• _Data_:
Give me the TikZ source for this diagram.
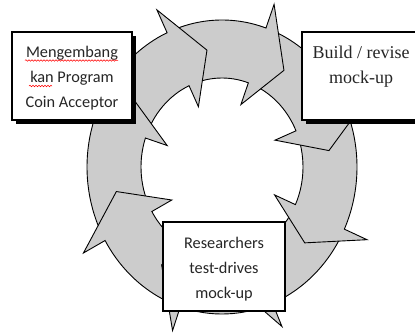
\documentclass[tikz,border=0pt]{standalone}
\usepackage{fontspec}
\setmainfont{Carlito}
\newfontfamily\buildfont{Liberation Serif}
\usetikzlibrary{calc,shadows,decorations.pathmorphing}
\definecolor{ringgray}{RGB}{204,204,204}
\newcommand\ringarrow[3]{%
  \draw[seg] ($(C)+(#1:135 and 147)$) arc[start angle=#1, end angle=#2, x radius=135, y radius=147]
    -- ($(C)+(#2:160 and 172)$) -- ($(C)+(#3:108 and 118)$) -- ($(C)+(#2:58 and 66)$)
    -- ($(C)+(#2:81 and 89)$) arc[start angle=#2, end angle=#1, x radius=81, y radius=89] -- cycle;}
\begin{document}
\begin{tikzpicture}[x=1pt,y=-1pt,
  seg/.style={fill=ringgray, draw=black, line width=0.9pt, line join=miter},
  shadowbox/.style={draw=black, fill=white, line width=1.3pt, inner sep=0pt,
    drop shadow={shadow xshift=4pt, shadow yshift=-4pt, opacity=1, fill=black}},
  thickbox/.style={draw=black, fill=white, line width=2.6pt, inner sep=0pt},
  sanstext/.style={font=\fontsize{16.3}{25}\selectfont, align=center, inner sep=0pt, anchor=north, text=black!85},
  seriftext/.style={font=\buildfont\fontsize{18}{25}\selectfont, align=center, inner sep=0pt, anchor=north, text=black!85},
  squig/.style={red, line width=0.5pt, decorate, decoration={snake, amplitude=0.8pt, segment length=3pt}}]
\useasboundingbox (0,0) rectangle (415,333);
\coordinate (C) at (222,167);
% ring of arrows (clockwise)
\ringarrow{25}{68}{84}
\ringarrow{-24}{25}{40}
\ringarrow{289}{336}{352}
\ringarrow{246}{289}{305}
\ringarrow{199}{246}{262}
\ringarrow{150}{199}{215}
\ringarrow{108}{150}{168}
\ringarrow{68}{108}{124}
% boxes
\node[shadowbox, minimum width=120pt, minimum height=88pt] (mbox) at (72,76) {};
\node[sanstext] (mtext) at (72,45.6) {Mengembang\\kan Program\\Coin Acceptor};
\draw[squig] (25,60.5) -- (118,60.5);
\draw[squig] (29,86) -- (52,86);
\node[shadowbox, minimum width=120pt, minimum height=88pt] (bbox) at (362,76) {};
\node[seriftext] (btext) at (361,46) {Build / revise\\mock-up};
\node[thickbox, minimum width=122pt, minimum height=89pt] (rbox) at (224,266.5) {};
\node[sanstext] (rtext) at (224,236.6) {Researchers\\test-drives\\mock-up};
\end{tikzpicture}
\end{document}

• _What is required_: Copy the listing word for word, excluding its pictures.

• _Answer below_:
Give me the TikZ source for this diagram.
\documentclass[tikz,border=0pt]{standalone}
\usepackage{fontspec}
\setmainfont{Carlito}
\newfontfamily\buildfont{Liberation Serif}
\usetikzlibrary{calc,shadows,decorations.pathmorphing}
\definecolor{ringgray}{RGB}{204,204,204}
\newcommand\ringarrow[3]{%
  \draw[seg] ($(C)+(#1:135 and 147)$) arc[start angle=#1, end angle=#2, x radius=135, y radius=147]
    -- ($(C)+(#2:160 and 172)$) -- ($(C)+(#3:108 and 118)$) -- ($(C)+(#2:58 and 66)$)
    -- ($(C)+(#2:81 and 89)$) arc[start angle=#2, end angle=#1, x radius=81, y radius=89] -- cycle;}
\begin{document}
\begin{tikzpicture}[x=1pt,y=-1pt,
  seg/.style={fill=ringgray, draw=black, line width=0.9pt, line join=miter},
  shadowbox/.style={draw=black, fill=white, line width=1.3pt, inner sep=0pt,
    drop shadow={shadow xshift=4pt, shadow yshift=-4pt, opacity=1, fill=black}},
  thickbox/.style={draw=black, fill=white, line width=2.6pt, inner sep=0pt},
  sanstext/.style={font=\fontsize{16.3}{25}\selectfont, align=center, inner sep=0pt, anchor=north, text=black!85},
  seriftext/.style={font=\buildfont\fontsize{18}{25}\selectfont, align=center, inner sep=0pt, anchor=north, text=black!85},
  squig/.style={red, line width=0.5pt, decorate, decoration={snake, amplitude=0.8pt, segment length=3pt}}]
\useasboundingbox (0,0) rectangle (415,333);
\coordinate (C) at (222,167);
% ring of arrows (clockwise)
\ringarrow{25}{68}{84}
\ringarrow{-24}{25}{40}
\ringarrow{289}{336}{352}
\ringarrow{246}{289}{305}
\ringarrow{199}{246}{262}
\ringarrow{150}{199}{215}
\ringarrow{108}{150}{168}
\ringarrow{68}{108}{124}
% boxes
\node[shadowbox, minimum width=120pt, minimum height=88pt] (mbox) at (72,76) {};
\node[sanstext] (mtext) at (72,45.6) {Mengembang\\kan Program\\Coin Acceptor};
\draw[squig] (25,60.5) -- (118,60.5);
\draw[squig] (29,86) -- (52,86);
\node[shadowbox, minimum width=120pt, minimum height=88pt] (bbox) at (362,76) {};
\node[seriftext] (btext) at (361,46) {Build / revise\\mock-up};
\node[thickbox, minimum width=122pt, minimum height=89pt] (rbox) at (224,266.5) {};
\node[sanstext] (rtext) at (224,236.6) {Researchers\\test-drives\\mock-up};
\end{tikzpicture}
\end{document}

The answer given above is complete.